• **TASK TO COMPLETE**
Repeat the listing below word for word, stopping after the line that contains "(AxL) -- (AxR);".

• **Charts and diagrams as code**
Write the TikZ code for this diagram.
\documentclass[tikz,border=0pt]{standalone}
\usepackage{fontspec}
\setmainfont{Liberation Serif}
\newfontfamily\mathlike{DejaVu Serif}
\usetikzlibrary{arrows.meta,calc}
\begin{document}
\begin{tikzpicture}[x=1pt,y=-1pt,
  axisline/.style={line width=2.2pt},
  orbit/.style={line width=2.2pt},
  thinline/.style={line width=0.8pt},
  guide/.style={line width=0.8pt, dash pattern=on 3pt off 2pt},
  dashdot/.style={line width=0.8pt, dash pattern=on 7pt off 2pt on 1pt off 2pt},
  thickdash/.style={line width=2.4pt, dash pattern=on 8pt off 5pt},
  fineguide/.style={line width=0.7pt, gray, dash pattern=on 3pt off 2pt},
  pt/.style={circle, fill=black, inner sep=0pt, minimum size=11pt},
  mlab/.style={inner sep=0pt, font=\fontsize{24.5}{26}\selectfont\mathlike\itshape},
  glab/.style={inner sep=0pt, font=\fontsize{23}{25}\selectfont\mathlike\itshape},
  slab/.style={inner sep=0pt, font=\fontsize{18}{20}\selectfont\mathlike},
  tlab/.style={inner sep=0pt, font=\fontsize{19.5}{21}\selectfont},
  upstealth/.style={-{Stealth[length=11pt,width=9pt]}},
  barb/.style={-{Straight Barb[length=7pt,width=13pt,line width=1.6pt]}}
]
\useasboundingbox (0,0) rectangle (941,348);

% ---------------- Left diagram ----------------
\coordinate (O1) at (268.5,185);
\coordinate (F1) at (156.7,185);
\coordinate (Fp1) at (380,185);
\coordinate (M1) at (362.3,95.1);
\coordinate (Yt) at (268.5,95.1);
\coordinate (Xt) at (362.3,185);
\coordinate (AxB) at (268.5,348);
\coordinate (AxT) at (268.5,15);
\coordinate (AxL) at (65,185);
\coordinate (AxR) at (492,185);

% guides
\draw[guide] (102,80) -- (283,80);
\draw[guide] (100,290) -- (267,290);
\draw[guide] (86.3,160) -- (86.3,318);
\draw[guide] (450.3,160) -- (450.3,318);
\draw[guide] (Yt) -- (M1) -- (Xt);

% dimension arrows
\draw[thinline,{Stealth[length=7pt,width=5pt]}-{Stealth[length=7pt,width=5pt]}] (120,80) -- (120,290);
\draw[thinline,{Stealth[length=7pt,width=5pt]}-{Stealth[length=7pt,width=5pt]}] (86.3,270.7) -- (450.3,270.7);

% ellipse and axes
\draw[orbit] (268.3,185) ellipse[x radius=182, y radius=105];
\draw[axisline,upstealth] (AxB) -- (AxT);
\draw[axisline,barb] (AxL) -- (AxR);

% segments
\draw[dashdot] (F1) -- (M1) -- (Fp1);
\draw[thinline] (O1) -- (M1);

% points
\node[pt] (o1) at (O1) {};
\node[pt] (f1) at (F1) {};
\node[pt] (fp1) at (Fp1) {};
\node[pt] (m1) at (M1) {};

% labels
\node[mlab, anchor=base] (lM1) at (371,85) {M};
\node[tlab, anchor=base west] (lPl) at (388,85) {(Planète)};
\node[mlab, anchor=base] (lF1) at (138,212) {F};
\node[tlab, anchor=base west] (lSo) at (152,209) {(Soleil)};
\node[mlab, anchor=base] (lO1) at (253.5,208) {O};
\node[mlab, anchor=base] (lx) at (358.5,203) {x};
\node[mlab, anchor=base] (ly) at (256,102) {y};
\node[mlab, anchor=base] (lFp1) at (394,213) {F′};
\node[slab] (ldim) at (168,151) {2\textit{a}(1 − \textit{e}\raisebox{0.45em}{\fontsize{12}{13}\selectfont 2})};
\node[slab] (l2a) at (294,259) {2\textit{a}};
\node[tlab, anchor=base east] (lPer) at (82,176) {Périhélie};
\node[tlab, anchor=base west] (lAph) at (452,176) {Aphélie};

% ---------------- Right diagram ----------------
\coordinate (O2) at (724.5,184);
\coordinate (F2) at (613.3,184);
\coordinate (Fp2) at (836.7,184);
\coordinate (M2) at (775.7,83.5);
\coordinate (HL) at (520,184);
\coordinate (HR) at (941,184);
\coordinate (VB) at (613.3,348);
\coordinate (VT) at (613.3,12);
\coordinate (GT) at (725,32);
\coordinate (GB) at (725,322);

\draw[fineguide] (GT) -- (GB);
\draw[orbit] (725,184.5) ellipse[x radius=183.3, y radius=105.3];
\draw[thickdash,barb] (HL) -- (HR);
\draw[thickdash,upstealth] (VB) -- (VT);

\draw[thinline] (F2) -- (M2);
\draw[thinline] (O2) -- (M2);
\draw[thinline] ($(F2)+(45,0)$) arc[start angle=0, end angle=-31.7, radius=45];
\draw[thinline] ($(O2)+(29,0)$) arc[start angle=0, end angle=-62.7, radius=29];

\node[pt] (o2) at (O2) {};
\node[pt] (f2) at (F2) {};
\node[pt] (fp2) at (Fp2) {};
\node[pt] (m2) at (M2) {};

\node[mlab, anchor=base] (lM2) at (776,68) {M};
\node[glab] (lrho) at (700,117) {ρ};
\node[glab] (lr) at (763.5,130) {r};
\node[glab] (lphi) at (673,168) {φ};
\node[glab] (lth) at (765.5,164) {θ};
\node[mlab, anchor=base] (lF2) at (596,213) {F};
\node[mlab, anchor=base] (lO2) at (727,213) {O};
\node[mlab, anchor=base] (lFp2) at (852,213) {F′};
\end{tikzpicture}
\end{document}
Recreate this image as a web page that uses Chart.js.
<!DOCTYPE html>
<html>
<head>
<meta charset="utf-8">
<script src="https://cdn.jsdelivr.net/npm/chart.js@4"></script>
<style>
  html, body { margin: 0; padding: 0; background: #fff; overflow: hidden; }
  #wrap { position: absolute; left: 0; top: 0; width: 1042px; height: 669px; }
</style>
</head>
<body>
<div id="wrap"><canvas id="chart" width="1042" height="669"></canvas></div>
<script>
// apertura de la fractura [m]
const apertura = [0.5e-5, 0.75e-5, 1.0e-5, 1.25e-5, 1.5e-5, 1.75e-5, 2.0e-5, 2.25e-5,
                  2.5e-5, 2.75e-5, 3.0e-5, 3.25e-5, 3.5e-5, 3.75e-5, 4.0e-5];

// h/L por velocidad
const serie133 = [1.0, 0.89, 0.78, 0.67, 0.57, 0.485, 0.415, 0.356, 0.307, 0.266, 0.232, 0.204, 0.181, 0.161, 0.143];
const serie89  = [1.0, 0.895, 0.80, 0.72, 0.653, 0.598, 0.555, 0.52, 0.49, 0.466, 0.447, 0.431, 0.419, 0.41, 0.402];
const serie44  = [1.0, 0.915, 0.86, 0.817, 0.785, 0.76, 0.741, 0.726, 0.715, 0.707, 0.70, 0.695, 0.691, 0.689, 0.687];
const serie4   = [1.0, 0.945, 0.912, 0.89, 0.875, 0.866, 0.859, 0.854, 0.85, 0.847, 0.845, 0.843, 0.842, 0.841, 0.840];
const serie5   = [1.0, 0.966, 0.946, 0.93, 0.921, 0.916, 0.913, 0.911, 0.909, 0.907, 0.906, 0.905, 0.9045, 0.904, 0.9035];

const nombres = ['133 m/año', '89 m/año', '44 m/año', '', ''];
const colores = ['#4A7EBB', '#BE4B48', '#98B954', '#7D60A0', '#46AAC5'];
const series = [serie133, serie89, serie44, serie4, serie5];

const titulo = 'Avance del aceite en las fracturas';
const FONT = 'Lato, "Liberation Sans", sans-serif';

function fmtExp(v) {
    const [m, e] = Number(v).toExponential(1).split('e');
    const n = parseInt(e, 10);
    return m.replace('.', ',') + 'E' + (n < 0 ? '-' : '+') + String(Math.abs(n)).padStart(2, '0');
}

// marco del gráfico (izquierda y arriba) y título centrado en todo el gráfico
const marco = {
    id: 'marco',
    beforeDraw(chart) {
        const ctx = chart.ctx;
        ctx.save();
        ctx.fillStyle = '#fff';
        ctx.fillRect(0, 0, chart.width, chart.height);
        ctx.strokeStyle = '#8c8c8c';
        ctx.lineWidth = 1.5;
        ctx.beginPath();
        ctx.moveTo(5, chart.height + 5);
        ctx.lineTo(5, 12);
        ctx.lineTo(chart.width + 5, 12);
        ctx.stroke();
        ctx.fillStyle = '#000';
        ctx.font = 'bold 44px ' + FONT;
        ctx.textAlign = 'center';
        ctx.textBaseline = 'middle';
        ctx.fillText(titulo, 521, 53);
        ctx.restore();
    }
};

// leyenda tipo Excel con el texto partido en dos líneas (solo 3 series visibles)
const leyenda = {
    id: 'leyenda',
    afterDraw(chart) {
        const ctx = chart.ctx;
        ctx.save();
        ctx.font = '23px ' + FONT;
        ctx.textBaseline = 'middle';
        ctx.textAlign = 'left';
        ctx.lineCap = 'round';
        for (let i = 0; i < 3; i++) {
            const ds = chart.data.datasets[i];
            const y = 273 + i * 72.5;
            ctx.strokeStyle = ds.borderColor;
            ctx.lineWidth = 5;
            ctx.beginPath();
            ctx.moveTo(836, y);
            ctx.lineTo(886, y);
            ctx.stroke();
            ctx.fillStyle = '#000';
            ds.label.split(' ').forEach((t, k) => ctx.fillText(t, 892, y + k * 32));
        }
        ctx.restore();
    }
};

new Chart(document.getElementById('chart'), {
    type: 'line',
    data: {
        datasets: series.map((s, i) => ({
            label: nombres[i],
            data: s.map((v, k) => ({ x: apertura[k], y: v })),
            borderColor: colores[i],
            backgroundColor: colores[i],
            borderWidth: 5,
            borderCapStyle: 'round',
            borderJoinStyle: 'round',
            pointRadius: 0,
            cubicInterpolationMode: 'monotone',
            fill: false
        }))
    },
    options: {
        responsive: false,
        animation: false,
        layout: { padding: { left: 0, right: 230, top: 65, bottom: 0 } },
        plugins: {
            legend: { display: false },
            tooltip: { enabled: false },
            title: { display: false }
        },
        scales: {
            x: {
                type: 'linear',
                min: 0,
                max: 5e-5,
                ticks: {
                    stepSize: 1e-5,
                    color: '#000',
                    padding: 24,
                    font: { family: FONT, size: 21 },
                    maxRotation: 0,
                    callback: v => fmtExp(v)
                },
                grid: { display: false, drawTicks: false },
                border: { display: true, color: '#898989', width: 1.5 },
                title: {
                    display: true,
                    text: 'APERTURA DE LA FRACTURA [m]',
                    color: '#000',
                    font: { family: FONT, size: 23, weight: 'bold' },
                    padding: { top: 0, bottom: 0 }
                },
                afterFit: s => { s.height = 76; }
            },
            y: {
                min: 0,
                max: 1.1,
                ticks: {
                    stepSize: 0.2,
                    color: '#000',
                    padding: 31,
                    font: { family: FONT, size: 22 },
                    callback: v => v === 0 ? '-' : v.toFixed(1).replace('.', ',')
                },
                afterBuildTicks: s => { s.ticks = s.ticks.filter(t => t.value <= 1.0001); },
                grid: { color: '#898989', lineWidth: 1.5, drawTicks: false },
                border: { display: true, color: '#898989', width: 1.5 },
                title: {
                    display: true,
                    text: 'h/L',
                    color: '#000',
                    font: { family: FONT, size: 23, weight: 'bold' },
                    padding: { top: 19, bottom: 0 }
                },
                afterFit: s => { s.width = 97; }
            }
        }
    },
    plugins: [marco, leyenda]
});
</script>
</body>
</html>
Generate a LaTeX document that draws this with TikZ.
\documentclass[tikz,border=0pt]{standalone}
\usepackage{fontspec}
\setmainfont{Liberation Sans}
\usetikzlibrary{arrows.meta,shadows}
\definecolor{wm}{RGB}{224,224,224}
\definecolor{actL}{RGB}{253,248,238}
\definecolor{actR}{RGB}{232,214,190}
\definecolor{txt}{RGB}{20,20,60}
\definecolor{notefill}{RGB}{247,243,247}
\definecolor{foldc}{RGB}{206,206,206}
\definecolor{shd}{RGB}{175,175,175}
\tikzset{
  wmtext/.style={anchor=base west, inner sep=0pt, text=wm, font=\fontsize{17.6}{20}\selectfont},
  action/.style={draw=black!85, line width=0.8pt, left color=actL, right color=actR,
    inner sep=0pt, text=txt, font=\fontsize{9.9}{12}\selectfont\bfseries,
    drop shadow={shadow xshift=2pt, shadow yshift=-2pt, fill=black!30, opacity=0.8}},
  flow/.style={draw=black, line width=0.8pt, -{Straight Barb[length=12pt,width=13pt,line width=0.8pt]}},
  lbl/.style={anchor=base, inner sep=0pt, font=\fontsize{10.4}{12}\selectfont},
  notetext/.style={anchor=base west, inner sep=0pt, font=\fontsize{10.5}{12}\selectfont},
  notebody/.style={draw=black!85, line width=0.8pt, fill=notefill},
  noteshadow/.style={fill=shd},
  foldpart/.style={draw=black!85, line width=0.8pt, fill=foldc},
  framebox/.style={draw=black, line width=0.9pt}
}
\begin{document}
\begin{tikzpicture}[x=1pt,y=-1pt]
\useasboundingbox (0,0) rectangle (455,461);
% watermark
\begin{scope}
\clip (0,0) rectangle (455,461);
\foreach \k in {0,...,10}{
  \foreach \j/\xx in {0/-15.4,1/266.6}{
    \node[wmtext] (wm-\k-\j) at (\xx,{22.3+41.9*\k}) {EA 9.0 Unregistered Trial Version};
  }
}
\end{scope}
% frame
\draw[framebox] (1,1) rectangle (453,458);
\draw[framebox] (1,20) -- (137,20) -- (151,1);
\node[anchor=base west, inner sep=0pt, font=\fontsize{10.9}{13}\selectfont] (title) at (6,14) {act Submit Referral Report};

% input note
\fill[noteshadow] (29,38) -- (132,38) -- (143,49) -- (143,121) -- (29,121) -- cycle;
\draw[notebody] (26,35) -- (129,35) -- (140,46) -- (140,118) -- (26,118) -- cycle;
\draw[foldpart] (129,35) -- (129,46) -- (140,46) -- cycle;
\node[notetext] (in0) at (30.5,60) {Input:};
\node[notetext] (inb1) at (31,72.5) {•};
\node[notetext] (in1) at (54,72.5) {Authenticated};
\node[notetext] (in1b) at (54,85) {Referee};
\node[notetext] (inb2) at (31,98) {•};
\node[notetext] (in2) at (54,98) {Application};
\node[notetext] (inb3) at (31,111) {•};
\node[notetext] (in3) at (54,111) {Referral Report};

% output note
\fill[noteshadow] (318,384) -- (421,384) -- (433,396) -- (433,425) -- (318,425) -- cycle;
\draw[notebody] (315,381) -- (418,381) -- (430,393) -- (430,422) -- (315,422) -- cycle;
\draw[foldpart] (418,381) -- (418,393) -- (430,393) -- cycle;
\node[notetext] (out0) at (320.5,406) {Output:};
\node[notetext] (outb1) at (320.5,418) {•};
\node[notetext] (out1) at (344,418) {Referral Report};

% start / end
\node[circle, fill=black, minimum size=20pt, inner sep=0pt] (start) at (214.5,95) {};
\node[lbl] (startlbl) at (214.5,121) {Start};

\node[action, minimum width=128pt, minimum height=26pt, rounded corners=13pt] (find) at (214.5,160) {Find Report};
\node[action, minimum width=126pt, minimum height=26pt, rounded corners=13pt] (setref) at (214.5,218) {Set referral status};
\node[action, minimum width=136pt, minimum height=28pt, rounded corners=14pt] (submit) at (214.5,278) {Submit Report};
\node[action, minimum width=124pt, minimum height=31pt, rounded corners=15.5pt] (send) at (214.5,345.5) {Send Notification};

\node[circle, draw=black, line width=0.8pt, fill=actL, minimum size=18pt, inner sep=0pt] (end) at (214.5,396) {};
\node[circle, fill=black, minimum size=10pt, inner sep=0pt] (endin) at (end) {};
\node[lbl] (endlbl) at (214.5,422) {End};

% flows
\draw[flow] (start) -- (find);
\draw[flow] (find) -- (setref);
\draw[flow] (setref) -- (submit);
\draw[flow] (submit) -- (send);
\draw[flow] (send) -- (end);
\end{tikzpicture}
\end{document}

• **RESULT OF THE TASK**
Write the TikZ code for this diagram.
\documentclass[tikz,border=0pt]{standalone}
\usepackage{fontspec}
\setmainfont{Liberation Serif}
\newfontfamily\mathlike{DejaVu Serif}
\usetikzlibrary{arrows.meta,calc}
\begin{document}
\begin{tikzpicture}[x=1pt,y=-1pt,
  axisline/.style={line width=2.2pt},
  orbit/.style={line width=2.2pt},
  thinline/.style={line width=0.8pt},
  guide/.style={line width=0.8pt, dash pattern=on 3pt off 2pt},
  dashdot/.style={line width=0.8pt, dash pattern=on 7pt off 2pt on 1pt off 2pt},
  thickdash/.style={line width=2.4pt, dash pattern=on 8pt off 5pt},
  fineguide/.style={line width=0.7pt, gray, dash pattern=on 3pt off 2pt},
  pt/.style={circle, fill=black, inner sep=0pt, minimum size=11pt},
  mlab/.style={inner sep=0pt, font=\fontsize{24.5}{26}\selectfont\mathlike\itshape},
  glab/.style={inner sep=0pt, font=\fontsize{23}{25}\selectfont\mathlike\itshape},
  slab/.style={inner sep=0pt, font=\fontsize{18}{20}\selectfont\mathlike},
  tlab/.style={inner sep=0pt, font=\fontsize{19.5}{21}\selectfont},
  upstealth/.style={-{Stealth[length=11pt,width=9pt]}},
  barb/.style={-{Straight Barb[length=7pt,width=13pt,line width=1.6pt]}}
]
\useasboundingbox (0,0) rectangle (941,348);

% ---------------- Left diagram ----------------
\coordinate (O1) at (268.5,185);
\coordinate (F1) at (156.7,185);
\coordinate (Fp1) at (380,185);
\coordinate (M1) at (362.3,95.1);
\coordinate (Yt) at (268.5,95.1);
\coordinate (Xt) at (362.3,185);
\coordinate (AxB) at (268.5,348);
\coordinate (AxT) at (268.5,15);
\coordinate (AxL) at (65,185);
\coordinate (AxR) at (492,185);

% guides
\draw[guide] (102,80) -- (283,80);
\draw[guide] (100,290) -- (267,290);
\draw[guide] (86.3,160) -- (86.3,318);
\draw[guide] (450.3,160) -- (450.3,318);
\draw[guide] (Yt) -- (M1) -- (Xt);

% dimension arrows
\draw[thinline,{Stealth[length=7pt,width=5pt]}-{Stealth[length=7pt,width=5pt]}] (120,80) -- (120,290);
\draw[thinline,{Stealth[length=7pt,width=5pt]}-{Stealth[length=7pt,width=5pt]}] (86.3,270.7) -- (450.3,270.7);

% ellipse and axes
\draw[orbit] (268.3,185) ellipse[x radius=182, y radius=105];
\draw[axisline,upstealth] (AxB) -- (AxT);
\draw[axisline,barb] (AxL) -- (AxR);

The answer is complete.